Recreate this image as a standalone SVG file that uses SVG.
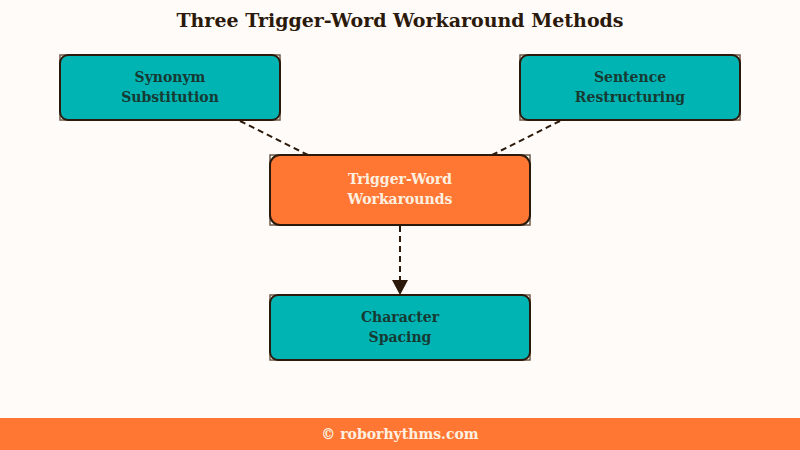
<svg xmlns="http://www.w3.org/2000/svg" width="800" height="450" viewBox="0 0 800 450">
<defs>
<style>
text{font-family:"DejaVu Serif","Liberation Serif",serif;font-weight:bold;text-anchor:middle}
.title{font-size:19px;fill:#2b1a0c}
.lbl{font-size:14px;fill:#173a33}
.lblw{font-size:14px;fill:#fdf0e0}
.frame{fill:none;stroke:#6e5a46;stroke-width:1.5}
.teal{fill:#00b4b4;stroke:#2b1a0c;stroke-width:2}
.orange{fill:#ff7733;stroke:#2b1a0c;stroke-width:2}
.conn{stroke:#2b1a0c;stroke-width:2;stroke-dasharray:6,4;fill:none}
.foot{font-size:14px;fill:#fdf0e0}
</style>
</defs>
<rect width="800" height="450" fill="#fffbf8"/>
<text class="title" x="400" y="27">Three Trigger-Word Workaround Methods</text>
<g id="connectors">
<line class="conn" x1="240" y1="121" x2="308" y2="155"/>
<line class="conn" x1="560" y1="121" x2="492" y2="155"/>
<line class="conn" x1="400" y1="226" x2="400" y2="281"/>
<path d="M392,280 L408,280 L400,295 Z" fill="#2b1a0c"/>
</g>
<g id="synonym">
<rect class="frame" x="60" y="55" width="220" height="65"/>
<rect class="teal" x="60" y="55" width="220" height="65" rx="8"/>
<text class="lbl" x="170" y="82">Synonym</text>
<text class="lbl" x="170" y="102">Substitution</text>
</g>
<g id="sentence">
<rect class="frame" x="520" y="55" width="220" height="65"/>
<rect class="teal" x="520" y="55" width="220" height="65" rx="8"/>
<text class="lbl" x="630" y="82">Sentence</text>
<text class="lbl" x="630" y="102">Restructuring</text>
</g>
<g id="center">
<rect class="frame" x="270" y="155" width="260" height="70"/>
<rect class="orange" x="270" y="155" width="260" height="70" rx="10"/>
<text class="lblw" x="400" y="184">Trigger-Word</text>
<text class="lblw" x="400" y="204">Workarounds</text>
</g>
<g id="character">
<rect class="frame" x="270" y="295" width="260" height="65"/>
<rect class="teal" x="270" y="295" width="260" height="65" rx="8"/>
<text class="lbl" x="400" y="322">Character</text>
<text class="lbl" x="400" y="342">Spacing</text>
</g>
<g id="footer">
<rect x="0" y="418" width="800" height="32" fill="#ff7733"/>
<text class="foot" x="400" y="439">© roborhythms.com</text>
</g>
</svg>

● ● ● ●

*Written instruction*. Copy out the data above exactly, except the pictures.

*Result of this exercise*.
Recreate this image as a standalone SVG file that uses SVG.
<svg xmlns="http://www.w3.org/2000/svg" width="800" height="450" viewBox="0 0 800 450">
<defs>
<style>
text{font-family:"DejaVu Serif","Liberation Serif",serif;font-weight:bold;text-anchor:middle}
.title{font-size:19px;fill:#2b1a0c}
.lbl{font-size:14px;fill:#173a33}
.lblw{font-size:14px;fill:#fdf0e0}
.frame{fill:none;stroke:#6e5a46;stroke-width:1.5}
.teal{fill:#00b4b4;stroke:#2b1a0c;stroke-width:2}
.orange{fill:#ff7733;stroke:#2b1a0c;stroke-width:2}
.conn{stroke:#2b1a0c;stroke-width:2;stroke-dasharray:6,4;fill:none}
.foot{font-size:14px;fill:#fdf0e0}
</style>
</defs>
<rect width="800" height="450" fill="#fffbf8"/>
<text class="title" x="400" y="27">Three Trigger-Word Workaround Methods</text>
<g id="connectors">
<line class="conn" x1="240" y1="121" x2="308" y2="155"/>
<line class="conn" x1="560" y1="121" x2="492" y2="155"/>
<line class="conn" x1="400" y1="226" x2="400" y2="281"/>
<path d="M392,280 L408,280 L400,295 Z" fill="#2b1a0c"/>
</g>
<g id="synonym">
<rect class="frame" x="60" y="55" width="220" height="65"/>
<rect class="teal" x="60" y="55" width="220" height="65" rx="8"/>
<text class="lbl" x="170" y="82">Synonym</text>
<text class="lbl" x="170" y="102">Substitution</text>
</g>
<g id="sentence">
<rect class="frame" x="520" y="55" width="220" height="65"/>
<rect class="teal" x="520" y="55" width="220" height="65" rx="8"/>
<text class="lbl" x="630" y="82">Sentence</text>
<text class="lbl" x="630" y="102">Restructuring</text>
</g>
<g id="center">
<rect class="frame" x="270" y="155" width="260" height="70"/>
<rect class="orange" x="270" y="155" width="260" height="70" rx="10"/>
<text class="lblw" x="400" y="184">Trigger-Word</text>
<text class="lblw" x="400" y="204">Workarounds</text>
</g>
<g id="character">
<rect class="frame" x="270" y="295" width="260" height="65"/>
<rect class="teal" x="270" y="295" width="260" height="65" rx="8"/>
<text class="lbl" x="400" y="322">Character</text>
<text class="lbl" x="400" y="342">Spacing</text>
</g>
<g id="footer">
<rect x="0" y="418" width="800" height="32" fill="#ff7733"/>
<text class="foot" x="400" y="439">© roborhythms.com</text>
</g>
</svg>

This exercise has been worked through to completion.